### Problem details
Extract the full listing verbatim and drop any pictures from your copy.

### Available data
········

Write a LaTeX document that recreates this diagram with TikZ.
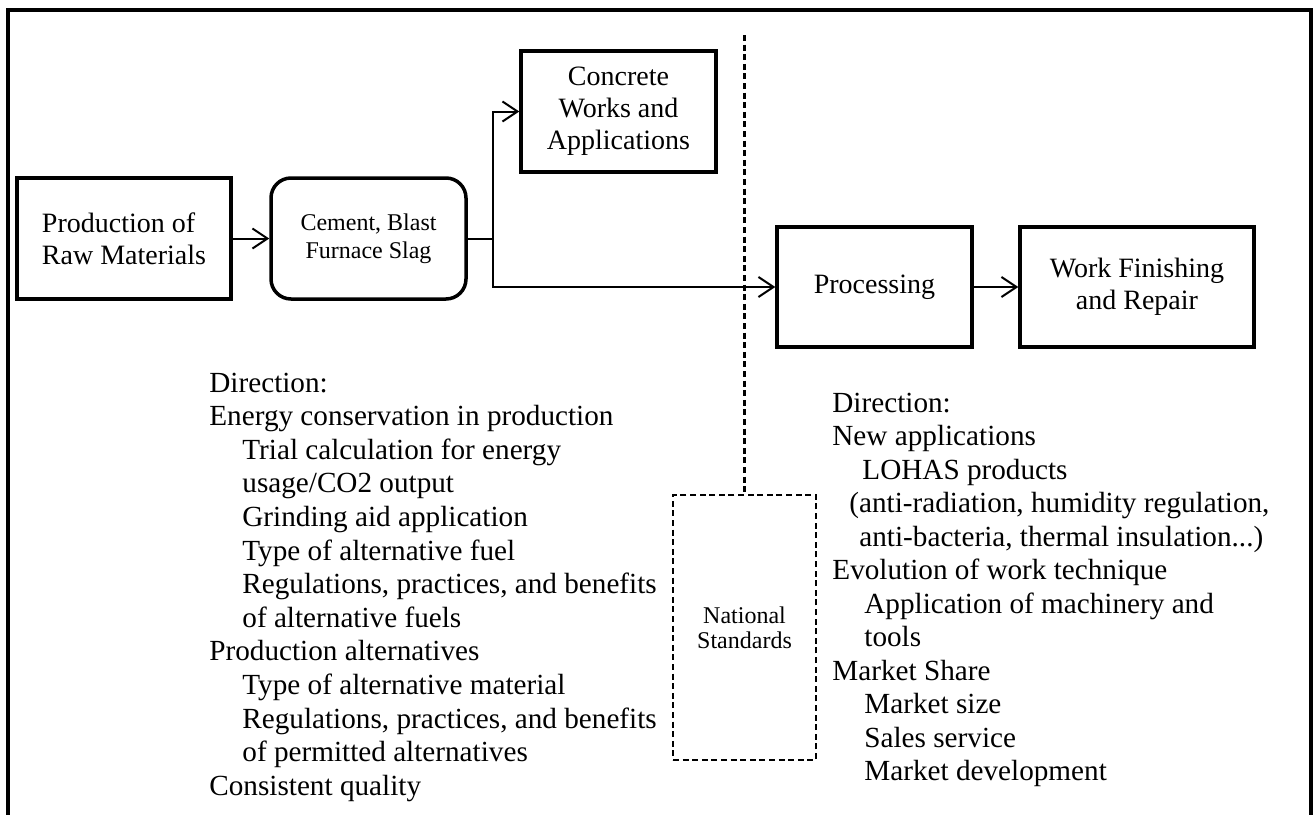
\documentclass[tikz,border=0pt]{standalone}
\usepackage{fontspec}
\setmainfont{Liberation Serif}
\usetikzlibrary{arrows.meta}

\begin{document}
\begin{tikzpicture}[x=0.5pt,y=-0.5pt,
  stagebox/.style={draw, line width=1.75pt, inner sep=0pt, align=center,
    font=\fontsize{14}{16}\selectfont},
  roundbox/.style={stagebox, rounded corners=10pt, font=\fontsize{12}{14}\selectfont},
  stdbox/.style={draw, line width=1.3pt, dash pattern=on 3pt off 1.8pt,
    inner sep=0pt, align=center, font=\fontsize{12}{12.5}\selectfont},
  flow/.style={line width=1pt, -{Straight Barb[length=7.5pt,width=10pt,line width=1pt]}},
  link/.style={line width=1pt},
  divider/.style={line width=1.3pt, dash pattern=on 3pt off 1.8pt},
  item/.style={anchor=base west, inner sep=0pt, font=\fontsize{14.6}{16.8}\selectfont},
  frame/.style={line width=1.75pt}]

  % page area
  \useasboundingbox (0,0) rectangle (1316,814);
  \fill[white] (0,0) rectangle (1316,814);

  % open frame around the whole chart
  \draw[frame] (8,830) -- (8,10) -- (1311,10) -- (1311,830);

  % process stages
  \node[stagebox, minimum width=107pt, minimum height=60.5pt, align=left]
    (raw) at (124,238.5) {Production of\\Raw Materials};
  \node[roundbox, minimum width=97.5pt, minimum height=60.5pt]
    (cement) at (368.5,238.5) {Cement, Blast\\Furnace Slag};
  \node[stagebox, minimum width=97.5pt, minimum height=60.5pt]
    (concrete) at (618.5,111.5) {Concrete\\Works and\\Applications};
  \node[stagebox, minimum width=97.5pt, minimum height=60pt]
    (proc) at (874.5,287) {Processing};
  \node[stagebox, minimum width=117pt, minimum height=60pt]
    (finish) at (1137,287) {Work Finishing\\and Repair};

  % standards box with its divider line
  \node[stdbox, minimum width=71.5pt, minimum height=132.5pt]
    (std) at (744.5,627.5) {National\\Standards};
  \coordinate (divtop) at (744.5,35);
  \draw[divider] (divtop) -- (std.north);

  % connectors
  \coordinate (fork) at (493,238.5);
  \draw[flow] (raw.east) -- (cement.west);
  \draw[link] (cement.east) -- (fork);
  \draw[flow] (fork) |- (concrete.west);
  \draw[flow] (fork) |- (proc.west);
  \draw[flow] (proc.east) -- (finish.west);

  % directions for the upstream side
  \foreach \txt/\xx [count=\i] in {
      {Direction:}/209,
      {Energy conservation in production}/209,
      {Trial calculation for energy}/242,
      {usage/CO2 output}/242,
      {Grinding aid application}/242,
      {Type of alternative fuel}/242,
      {Regulations, practices, and benefits}/242,
      {of alternative fuels}/242,
      {Production alternatives}/209,
      {Type of alternative material}/242,
      {Regulations, practices, and benefits}/242,
      {of permitted alternatives}/242,
      {Consistent quality}/209}
    \node[item] (up\i) at (\xx,{392+33.6*(\i-1)}) {\txt};

  % directions for the downstream side
  \foreach \txt/\xx [count=\i] in {
      {Direction:}/832,
      {New applications}/832,
      {LOHAS products}/862,
      {(anti-radiation, humidity regulation,}/849,
      {anti-bacteria, thermal insulation...)}/859,
      {Evolution of work technique}/832,
      {Application of machinery and}/864,
      {tools}/864,
      {Market Share}/832,
      {Market size}/864,
      {Sales service}/864,
      {Market development}/864}
    \node[item] (down\i) at (\xx,{412+33.5*(\i-1)}) {\txt};
\end{tikzpicture}
\end{document}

········

### Response for this exercise
Write a LaTeX document that recreates this diagram with TikZ.
\documentclass[tikz,border=0pt]{standalone}
\usepackage{fontspec}
\setmainfont{Liberation Serif}
\usetikzlibrary{arrows.meta}

\begin{document}
\begin{tikzpicture}[x=0.5pt,y=-0.5pt,
  stagebox/.style={draw, line width=1.75pt, inner sep=0pt, align=center,
    font=\fontsize{14}{16}\selectfont},
  roundbox/.style={stagebox, rounded corners=10pt, font=\fontsize{12}{14}\selectfont},
  stdbox/.style={draw, line width=1.3pt, dash pattern=on 3pt off 1.8pt,
    inner sep=0pt, align=center, font=\fontsize{12}{12.5}\selectfont},
  flow/.style={line width=1pt, -{Straight Barb[length=7.5pt,width=10pt,line width=1pt]}},
  link/.style={line width=1pt},
  divider/.style={line width=1.3pt, dash pattern=on 3pt off 1.8pt},
  item/.style={anchor=base west, inner sep=0pt, font=\fontsize{14.6}{16.8}\selectfont},
  frame/.style={line width=1.75pt}]

  % page area
  \useasboundingbox (0,0) rectangle (1316,814);
  \fill[white] (0,0) rectangle (1316,814);

  % open frame around the whole chart
  \draw[frame] (8,830) -- (8,10) -- (1311,10) -- (1311,830);

  % process stages
  \node[stagebox, minimum width=107pt, minimum height=60.5pt, align=left]
    (raw) at (124,238.5) {Production of\\Raw Materials};
  \node[roundbox, minimum width=97.5pt, minimum height=60.5pt]
    (cement) at (368.5,238.5) {Cement, Blast\\Furnace Slag};
  \node[stagebox, minimum width=97.5pt, minimum height=60.5pt]
    (concrete) at (618.5,111.5) {Concrete\\Works and\\Applications};
  \node[stagebox, minimum width=97.5pt, minimum height=60pt]
    (proc) at (874.5,287) {Processing};
  \node[stagebox, minimum width=117pt, minimum height=60pt]
    (finish) at (1137,287) {Work Finishing\\and Repair};

  % standards box with its divider line
  \node[stdbox, minimum width=71.5pt, minimum height=132.5pt]
    (std) at (744.5,627.5) {National\\Standards};
  \coordinate (divtop) at (744.5,35);
  \draw[divider] (divtop) -- (std.north);

  % connectors
  \coordinate (fork) at (493,238.5);
  \draw[flow] (raw.east) -- (cement.west);
  \draw[link] (cement.east) -- (fork);
  \draw[flow] (fork) |- (concrete.west);
  \draw[flow] (fork) |- (proc.west);
  \draw[flow] (proc.east) -- (finish.west);

  % directions for the upstream side
  \foreach \txt/\xx [count=\i] in {
      {Direction:}/209,
      {Energy conservation in production}/209,
      {Trial calculation for energy}/242,
      {usage/CO2 output}/242,
      {Grinding aid application}/242,
      {Type of alternative fuel}/242,
      {Regulations, practices, and benefits}/242,
      {of alternative fuels}/242,
      {Production alternatives}/209,
      {Type of alternative material}/242,
      {Regulations, practices, and benefits}/242,
      {of permitted alternatives}/242,
      {Consistent quality}/209}
    \node[item] (up\i) at (\xx,{392+33.6*(\i-1)}) {\txt};

  % directions for the downstream side
  \foreach \txt/\xx [count=\i] in {
      {Direction:}/832,
      {New applications}/832,
      {LOHAS products}/862,
      {(anti-radiation, humidity regulation,}/849,
      {anti-bacteria, thermal insulation...)}/859,
      {Evolution of work technique}/832,
      {Application of machinery and}/864,
      {tools}/864,
      {Market Share}/832,
      {Market size}/864,
      {Sales service}/864,
      {Market development}/864}
    \node[item] (down\i) at (\xx,{412+33.5*(\i-1)}) {\txt};
\end{tikzpicture}
\end{document}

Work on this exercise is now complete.